*Goal*
Drop the pictures and give back word for word the lines from the line holding "Generate a Python" to the line holding "CJK JP, Noto", both included.

--------------------------------

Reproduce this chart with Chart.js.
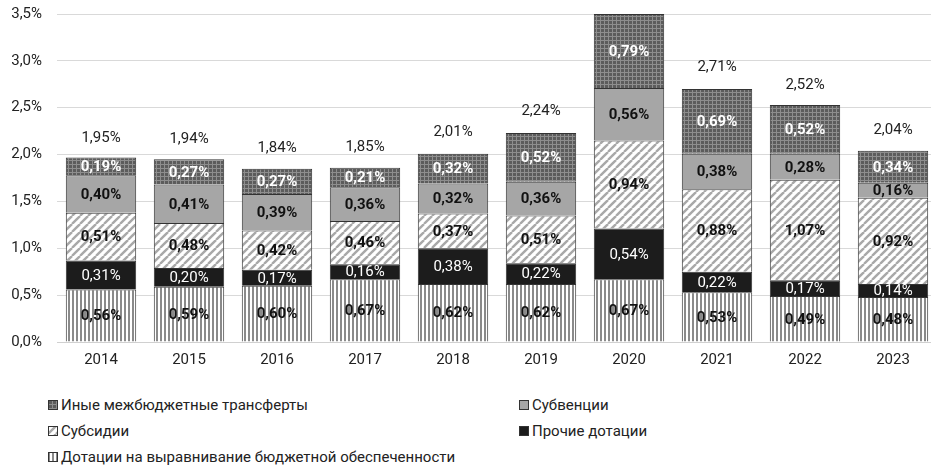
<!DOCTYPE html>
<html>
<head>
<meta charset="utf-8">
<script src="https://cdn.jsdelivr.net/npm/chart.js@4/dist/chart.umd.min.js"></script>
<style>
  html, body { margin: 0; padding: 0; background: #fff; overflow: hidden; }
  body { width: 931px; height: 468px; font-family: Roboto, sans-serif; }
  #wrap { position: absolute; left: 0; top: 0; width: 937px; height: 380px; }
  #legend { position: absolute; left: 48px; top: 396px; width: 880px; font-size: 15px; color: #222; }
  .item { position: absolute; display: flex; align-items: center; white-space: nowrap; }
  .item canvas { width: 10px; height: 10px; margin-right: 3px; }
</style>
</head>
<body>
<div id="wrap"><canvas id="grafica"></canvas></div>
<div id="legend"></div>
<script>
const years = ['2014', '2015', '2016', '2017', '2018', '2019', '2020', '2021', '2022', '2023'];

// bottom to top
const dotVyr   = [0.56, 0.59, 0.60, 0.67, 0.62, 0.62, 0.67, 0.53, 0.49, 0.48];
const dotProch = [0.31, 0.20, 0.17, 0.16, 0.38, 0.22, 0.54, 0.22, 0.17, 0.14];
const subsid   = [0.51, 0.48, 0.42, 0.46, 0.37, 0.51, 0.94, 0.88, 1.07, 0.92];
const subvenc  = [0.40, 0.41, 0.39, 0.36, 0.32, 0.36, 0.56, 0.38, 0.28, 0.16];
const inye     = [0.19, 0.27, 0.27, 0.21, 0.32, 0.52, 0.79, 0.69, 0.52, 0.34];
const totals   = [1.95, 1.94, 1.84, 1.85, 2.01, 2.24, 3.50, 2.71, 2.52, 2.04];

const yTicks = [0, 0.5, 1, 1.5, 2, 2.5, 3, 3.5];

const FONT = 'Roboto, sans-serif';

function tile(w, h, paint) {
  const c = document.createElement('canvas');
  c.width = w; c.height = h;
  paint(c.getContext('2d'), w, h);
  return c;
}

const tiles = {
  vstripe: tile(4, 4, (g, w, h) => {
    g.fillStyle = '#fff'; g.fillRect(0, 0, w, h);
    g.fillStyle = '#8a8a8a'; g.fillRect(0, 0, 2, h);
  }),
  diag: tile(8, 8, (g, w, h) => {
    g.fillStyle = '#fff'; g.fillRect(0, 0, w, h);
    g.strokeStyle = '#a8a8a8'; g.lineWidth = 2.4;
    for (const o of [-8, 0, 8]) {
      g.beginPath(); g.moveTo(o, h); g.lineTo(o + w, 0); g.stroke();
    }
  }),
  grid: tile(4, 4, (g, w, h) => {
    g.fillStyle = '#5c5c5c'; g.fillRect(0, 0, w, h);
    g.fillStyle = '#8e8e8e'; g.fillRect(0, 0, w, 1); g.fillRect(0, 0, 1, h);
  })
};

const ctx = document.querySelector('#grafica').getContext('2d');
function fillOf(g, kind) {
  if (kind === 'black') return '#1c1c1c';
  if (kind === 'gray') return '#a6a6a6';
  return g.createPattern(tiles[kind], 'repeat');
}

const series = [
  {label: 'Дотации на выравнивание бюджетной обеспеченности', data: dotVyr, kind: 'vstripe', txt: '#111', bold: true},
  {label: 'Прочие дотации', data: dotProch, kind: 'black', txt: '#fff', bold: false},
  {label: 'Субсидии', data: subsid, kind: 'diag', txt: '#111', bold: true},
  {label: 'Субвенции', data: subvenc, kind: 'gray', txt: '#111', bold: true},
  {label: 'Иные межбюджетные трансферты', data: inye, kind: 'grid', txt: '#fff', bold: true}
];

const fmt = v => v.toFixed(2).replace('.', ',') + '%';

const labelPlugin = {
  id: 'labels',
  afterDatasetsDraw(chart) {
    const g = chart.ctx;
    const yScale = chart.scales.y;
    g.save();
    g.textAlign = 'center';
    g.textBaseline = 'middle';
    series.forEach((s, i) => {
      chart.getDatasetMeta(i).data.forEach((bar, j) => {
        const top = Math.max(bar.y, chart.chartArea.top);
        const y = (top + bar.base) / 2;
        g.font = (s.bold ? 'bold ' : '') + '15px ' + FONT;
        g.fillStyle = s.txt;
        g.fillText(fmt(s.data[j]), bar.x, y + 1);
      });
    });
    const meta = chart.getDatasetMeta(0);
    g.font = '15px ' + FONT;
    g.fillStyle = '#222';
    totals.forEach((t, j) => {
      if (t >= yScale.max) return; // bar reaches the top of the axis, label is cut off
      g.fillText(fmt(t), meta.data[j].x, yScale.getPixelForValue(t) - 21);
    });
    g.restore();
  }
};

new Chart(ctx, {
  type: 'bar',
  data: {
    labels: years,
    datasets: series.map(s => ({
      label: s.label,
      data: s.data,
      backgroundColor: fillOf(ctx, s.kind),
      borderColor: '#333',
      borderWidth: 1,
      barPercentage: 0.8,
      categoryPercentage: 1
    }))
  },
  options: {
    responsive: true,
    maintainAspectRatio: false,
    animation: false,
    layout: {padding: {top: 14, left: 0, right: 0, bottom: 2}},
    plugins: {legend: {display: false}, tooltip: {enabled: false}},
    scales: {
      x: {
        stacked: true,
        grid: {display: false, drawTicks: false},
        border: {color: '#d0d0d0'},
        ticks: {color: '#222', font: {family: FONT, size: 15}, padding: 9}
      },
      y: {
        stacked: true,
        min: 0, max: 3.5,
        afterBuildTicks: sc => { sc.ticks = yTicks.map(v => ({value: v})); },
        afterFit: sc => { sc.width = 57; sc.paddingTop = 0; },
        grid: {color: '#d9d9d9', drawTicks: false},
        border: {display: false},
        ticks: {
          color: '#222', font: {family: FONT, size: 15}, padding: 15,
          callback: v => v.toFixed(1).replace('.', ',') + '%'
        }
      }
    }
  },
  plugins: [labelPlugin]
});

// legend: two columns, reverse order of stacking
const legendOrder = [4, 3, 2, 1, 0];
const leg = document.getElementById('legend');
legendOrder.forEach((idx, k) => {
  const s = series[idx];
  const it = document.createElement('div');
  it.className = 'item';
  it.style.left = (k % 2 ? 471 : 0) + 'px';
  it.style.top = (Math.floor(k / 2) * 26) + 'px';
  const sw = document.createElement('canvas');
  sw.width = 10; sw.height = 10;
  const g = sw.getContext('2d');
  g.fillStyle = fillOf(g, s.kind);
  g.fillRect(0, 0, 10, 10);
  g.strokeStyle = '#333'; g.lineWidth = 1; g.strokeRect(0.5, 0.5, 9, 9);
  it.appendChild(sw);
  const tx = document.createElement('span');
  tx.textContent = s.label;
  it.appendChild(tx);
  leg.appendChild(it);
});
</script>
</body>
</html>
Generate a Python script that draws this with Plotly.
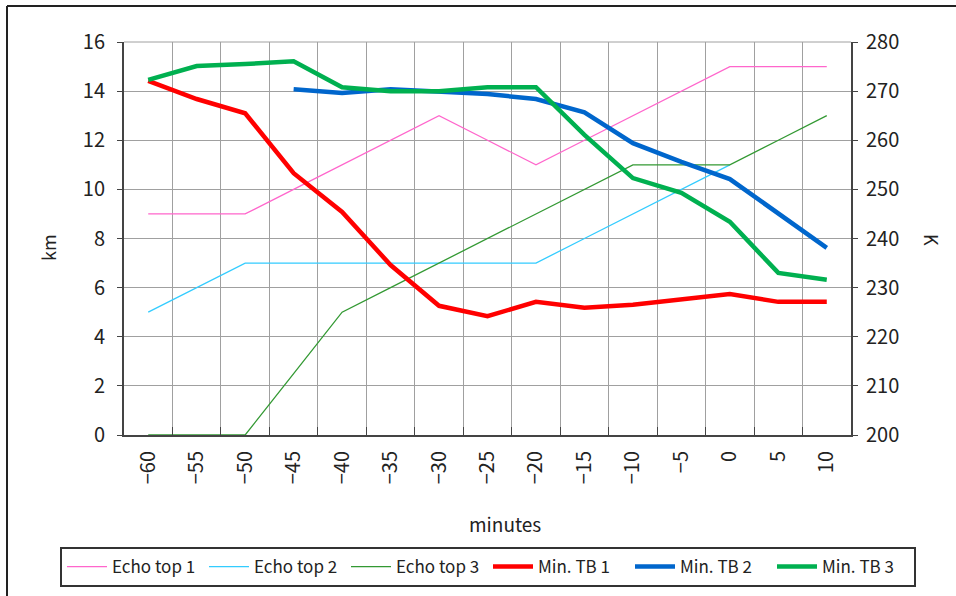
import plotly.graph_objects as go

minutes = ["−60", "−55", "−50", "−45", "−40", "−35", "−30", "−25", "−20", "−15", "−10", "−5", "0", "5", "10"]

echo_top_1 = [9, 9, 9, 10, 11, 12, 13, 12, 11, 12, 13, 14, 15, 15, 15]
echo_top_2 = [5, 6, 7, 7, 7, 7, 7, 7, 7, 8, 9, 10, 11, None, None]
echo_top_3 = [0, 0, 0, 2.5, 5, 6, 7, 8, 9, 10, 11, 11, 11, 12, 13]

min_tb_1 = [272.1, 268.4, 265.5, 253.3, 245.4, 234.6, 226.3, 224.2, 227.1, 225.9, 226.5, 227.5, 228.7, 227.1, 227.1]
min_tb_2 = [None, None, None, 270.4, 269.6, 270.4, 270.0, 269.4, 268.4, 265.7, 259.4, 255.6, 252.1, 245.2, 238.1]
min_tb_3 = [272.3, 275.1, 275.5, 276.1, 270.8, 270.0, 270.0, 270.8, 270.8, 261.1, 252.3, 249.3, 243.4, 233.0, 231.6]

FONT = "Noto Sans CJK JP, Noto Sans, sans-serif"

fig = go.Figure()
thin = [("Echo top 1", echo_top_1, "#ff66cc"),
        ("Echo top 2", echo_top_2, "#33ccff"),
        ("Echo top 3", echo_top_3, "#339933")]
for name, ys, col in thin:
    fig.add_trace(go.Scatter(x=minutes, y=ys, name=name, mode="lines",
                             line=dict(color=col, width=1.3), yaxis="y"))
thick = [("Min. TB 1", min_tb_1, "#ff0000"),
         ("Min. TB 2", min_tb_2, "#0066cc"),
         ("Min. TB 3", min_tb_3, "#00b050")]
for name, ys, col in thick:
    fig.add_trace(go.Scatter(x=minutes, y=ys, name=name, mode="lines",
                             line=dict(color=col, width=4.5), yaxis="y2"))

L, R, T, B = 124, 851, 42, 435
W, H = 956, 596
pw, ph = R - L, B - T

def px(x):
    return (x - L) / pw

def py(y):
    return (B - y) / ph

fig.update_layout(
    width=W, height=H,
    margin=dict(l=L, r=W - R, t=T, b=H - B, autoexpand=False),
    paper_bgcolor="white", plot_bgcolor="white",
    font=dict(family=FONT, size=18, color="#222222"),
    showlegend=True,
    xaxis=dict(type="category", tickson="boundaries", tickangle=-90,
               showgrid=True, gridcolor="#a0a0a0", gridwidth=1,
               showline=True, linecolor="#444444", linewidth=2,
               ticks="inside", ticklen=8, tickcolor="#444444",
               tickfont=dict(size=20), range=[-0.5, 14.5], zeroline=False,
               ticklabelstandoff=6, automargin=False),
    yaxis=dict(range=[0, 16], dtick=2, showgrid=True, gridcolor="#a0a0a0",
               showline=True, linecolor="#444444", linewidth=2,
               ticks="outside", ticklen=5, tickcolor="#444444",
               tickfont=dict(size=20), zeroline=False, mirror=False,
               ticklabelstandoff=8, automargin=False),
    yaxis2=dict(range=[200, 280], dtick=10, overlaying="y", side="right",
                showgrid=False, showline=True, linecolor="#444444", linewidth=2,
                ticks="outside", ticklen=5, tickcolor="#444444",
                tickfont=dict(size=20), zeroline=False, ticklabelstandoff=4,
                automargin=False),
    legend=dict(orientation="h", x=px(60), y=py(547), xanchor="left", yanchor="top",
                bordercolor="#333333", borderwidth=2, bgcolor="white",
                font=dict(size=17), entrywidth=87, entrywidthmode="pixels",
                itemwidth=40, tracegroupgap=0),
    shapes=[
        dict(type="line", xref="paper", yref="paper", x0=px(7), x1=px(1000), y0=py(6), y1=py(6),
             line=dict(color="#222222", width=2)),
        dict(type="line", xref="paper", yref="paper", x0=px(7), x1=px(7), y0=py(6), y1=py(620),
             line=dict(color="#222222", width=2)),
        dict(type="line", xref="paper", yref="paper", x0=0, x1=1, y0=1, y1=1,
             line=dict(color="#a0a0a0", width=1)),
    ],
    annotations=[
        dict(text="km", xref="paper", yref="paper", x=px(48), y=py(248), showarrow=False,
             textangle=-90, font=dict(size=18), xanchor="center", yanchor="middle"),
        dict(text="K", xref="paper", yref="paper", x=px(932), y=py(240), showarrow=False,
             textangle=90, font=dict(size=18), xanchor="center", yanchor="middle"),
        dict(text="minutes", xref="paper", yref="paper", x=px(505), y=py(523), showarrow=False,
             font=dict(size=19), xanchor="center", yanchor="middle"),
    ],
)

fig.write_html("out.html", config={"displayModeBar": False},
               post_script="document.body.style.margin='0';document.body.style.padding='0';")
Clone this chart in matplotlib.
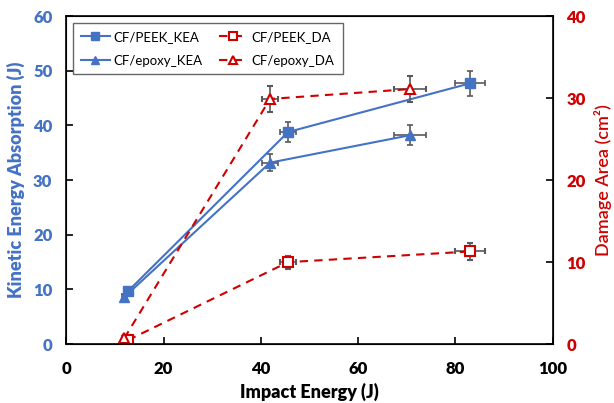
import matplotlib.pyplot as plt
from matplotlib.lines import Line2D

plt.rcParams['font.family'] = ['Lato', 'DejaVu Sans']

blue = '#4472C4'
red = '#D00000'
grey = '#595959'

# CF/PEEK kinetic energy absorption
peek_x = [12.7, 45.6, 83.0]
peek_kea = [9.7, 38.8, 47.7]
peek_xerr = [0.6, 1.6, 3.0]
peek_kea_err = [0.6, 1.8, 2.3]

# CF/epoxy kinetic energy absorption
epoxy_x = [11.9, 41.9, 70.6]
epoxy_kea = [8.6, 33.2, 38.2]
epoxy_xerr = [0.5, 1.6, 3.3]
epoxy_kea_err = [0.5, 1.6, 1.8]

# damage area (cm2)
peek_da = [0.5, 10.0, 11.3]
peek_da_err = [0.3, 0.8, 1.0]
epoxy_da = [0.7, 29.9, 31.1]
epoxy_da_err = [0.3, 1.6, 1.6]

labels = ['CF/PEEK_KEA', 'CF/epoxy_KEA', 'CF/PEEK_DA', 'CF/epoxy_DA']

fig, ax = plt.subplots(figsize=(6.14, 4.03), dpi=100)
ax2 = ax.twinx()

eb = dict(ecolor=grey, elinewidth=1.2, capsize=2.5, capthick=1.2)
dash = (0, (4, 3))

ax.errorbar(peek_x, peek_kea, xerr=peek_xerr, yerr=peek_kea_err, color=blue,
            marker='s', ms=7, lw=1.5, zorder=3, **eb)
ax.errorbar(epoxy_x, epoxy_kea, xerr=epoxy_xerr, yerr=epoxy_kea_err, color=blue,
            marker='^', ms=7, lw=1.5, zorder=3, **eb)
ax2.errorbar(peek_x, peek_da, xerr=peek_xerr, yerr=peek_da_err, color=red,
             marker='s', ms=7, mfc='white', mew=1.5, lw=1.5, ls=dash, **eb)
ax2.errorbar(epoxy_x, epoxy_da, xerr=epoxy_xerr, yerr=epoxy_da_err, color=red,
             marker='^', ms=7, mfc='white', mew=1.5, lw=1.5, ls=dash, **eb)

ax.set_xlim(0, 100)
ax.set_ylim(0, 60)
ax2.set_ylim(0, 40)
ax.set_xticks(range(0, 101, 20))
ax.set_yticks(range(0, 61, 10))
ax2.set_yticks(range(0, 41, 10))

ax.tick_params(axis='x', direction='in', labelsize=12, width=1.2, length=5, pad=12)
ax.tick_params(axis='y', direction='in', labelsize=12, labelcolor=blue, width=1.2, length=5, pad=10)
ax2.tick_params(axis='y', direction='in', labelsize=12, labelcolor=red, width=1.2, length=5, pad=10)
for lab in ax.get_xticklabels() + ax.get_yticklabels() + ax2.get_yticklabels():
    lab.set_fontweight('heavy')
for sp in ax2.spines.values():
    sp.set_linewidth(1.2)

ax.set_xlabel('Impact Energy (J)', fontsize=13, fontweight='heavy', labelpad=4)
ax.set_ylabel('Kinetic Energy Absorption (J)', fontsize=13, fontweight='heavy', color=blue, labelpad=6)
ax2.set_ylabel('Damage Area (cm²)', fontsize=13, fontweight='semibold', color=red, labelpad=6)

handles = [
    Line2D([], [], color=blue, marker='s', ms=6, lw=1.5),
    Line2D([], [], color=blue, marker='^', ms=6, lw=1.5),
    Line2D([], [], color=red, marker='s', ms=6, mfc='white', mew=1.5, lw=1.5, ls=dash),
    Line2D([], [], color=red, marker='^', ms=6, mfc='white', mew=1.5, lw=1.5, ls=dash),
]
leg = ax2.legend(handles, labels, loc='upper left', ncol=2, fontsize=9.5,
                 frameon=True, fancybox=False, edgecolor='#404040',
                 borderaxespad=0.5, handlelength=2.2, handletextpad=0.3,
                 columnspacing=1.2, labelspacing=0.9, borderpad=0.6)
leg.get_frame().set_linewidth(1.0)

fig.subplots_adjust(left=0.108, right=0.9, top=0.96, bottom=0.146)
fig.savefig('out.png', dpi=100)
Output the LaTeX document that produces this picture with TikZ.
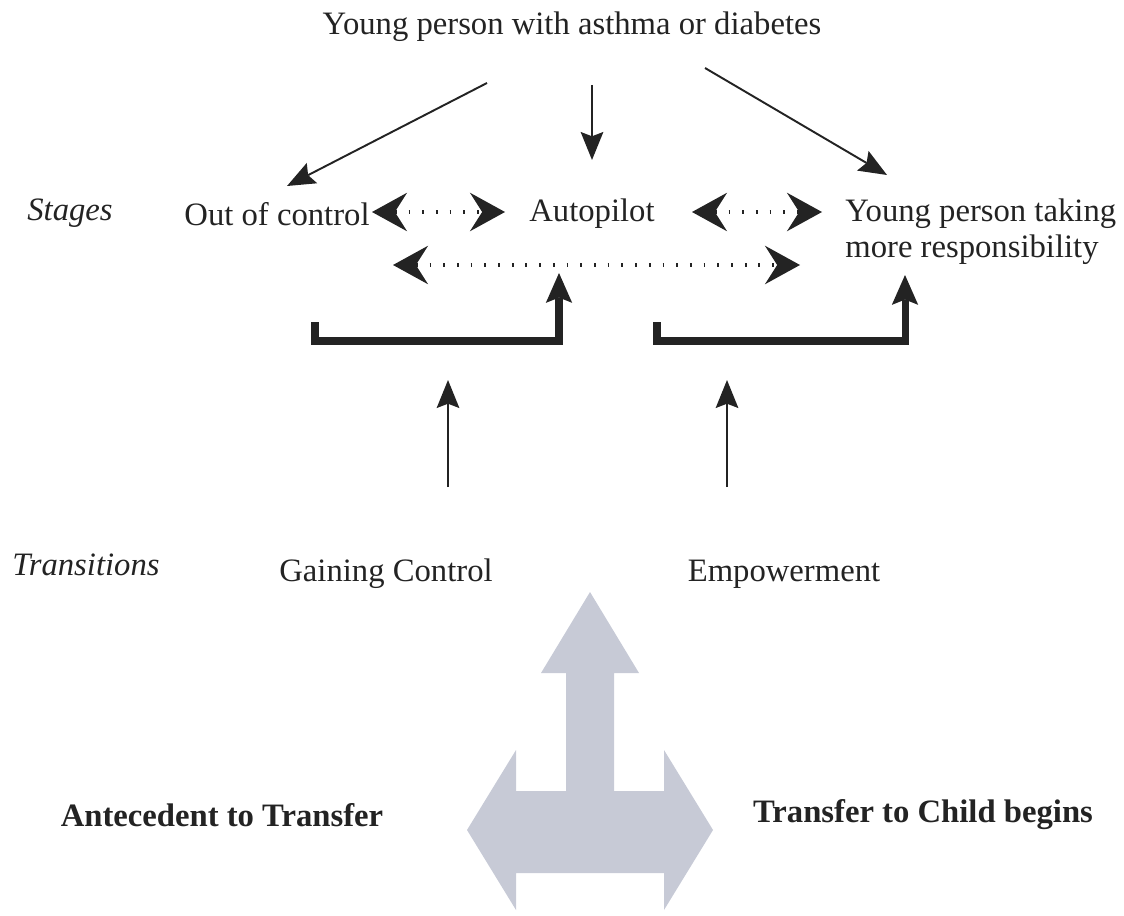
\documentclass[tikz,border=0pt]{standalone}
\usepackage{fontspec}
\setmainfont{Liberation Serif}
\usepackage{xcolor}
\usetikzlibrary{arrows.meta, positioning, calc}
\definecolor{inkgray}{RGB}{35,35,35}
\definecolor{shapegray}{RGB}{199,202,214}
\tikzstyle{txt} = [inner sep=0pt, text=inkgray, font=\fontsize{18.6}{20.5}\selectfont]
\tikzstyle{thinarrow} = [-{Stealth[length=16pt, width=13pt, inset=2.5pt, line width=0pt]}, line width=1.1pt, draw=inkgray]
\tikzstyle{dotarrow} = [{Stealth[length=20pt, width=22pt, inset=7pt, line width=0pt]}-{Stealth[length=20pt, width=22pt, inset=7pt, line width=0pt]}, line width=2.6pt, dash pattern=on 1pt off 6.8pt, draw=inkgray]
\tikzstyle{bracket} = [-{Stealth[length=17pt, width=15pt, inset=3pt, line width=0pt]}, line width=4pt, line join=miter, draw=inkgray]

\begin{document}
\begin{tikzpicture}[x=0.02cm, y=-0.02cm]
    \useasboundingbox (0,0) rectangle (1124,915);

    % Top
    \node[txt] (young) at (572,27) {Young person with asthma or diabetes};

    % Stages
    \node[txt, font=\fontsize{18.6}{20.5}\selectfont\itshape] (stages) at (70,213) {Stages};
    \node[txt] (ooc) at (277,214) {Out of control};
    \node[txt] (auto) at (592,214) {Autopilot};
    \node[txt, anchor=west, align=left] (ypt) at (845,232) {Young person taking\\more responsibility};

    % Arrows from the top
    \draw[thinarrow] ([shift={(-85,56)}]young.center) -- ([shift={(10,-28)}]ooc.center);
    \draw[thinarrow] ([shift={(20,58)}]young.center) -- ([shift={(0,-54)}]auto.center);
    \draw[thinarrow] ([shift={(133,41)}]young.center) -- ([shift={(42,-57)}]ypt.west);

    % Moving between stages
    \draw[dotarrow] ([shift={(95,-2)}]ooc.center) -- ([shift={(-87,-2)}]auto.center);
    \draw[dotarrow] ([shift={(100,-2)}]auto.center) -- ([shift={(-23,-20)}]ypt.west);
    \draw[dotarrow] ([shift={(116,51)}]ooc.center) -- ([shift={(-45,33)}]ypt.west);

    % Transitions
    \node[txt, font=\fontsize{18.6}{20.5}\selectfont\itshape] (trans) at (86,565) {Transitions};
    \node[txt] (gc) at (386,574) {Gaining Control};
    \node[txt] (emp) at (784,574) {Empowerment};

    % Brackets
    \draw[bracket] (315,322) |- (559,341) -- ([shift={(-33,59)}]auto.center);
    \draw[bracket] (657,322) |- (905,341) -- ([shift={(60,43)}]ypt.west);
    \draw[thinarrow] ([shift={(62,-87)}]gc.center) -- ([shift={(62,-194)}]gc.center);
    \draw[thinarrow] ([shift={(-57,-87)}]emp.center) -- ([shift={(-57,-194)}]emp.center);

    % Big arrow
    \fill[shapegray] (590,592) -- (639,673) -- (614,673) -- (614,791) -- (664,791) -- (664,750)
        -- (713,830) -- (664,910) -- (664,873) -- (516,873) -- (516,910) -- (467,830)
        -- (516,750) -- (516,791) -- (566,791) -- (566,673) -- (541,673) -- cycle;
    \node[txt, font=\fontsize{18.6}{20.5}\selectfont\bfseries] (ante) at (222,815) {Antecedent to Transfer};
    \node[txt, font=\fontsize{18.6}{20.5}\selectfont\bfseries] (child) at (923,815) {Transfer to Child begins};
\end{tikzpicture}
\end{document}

--------------------------------

*Written answer*
Generate a Python script that draws this with Plotly.
import plotly.graph_objects as go

minutes = ["−60", "−55", "−50", "−45", "−40", "−35", "−30", "−25", "−20", "−15", "−10", "−5", "0", "5", "10"]

echo_top_1 = [9, 9, 9, 10, 11, 12, 13, 12, 11, 12, 13, 14, 15, 15, 15]
echo_top_2 = [5, 6, 7, 7, 7, 7, 7, 7, 7, 8, 9, 10, 11, None, None]
echo_top_3 = [0, 0, 0, 2.5, 5, 6, 7, 8, 9, 10, 11, 11, 11, 12, 13]

min_tb_1 = [272.1, 268.4, 265.5, 253.3, 245.4, 234.6, 226.3, 224.2, 227.1, 225.9, 226.5, 227.5, 228.7, 227.1, 227.1]
min_tb_2 = [None, None, None, 270.4, 269.6, 270.4, 270.0, 269.4, 268.4, 265.7, 259.4, 255.6, 252.1, 245.2, 238.1]
min_tb_3 = [272.3, 275.1, 275.5, 276.1, 270.8, 270.0, 270.0, 270.8, 270.8, 261.1, 252.3, 249.3, 243.4, 233.0, 231.6]

FONT = "Noto Sans CJK JP, Noto Sans, sans-serif"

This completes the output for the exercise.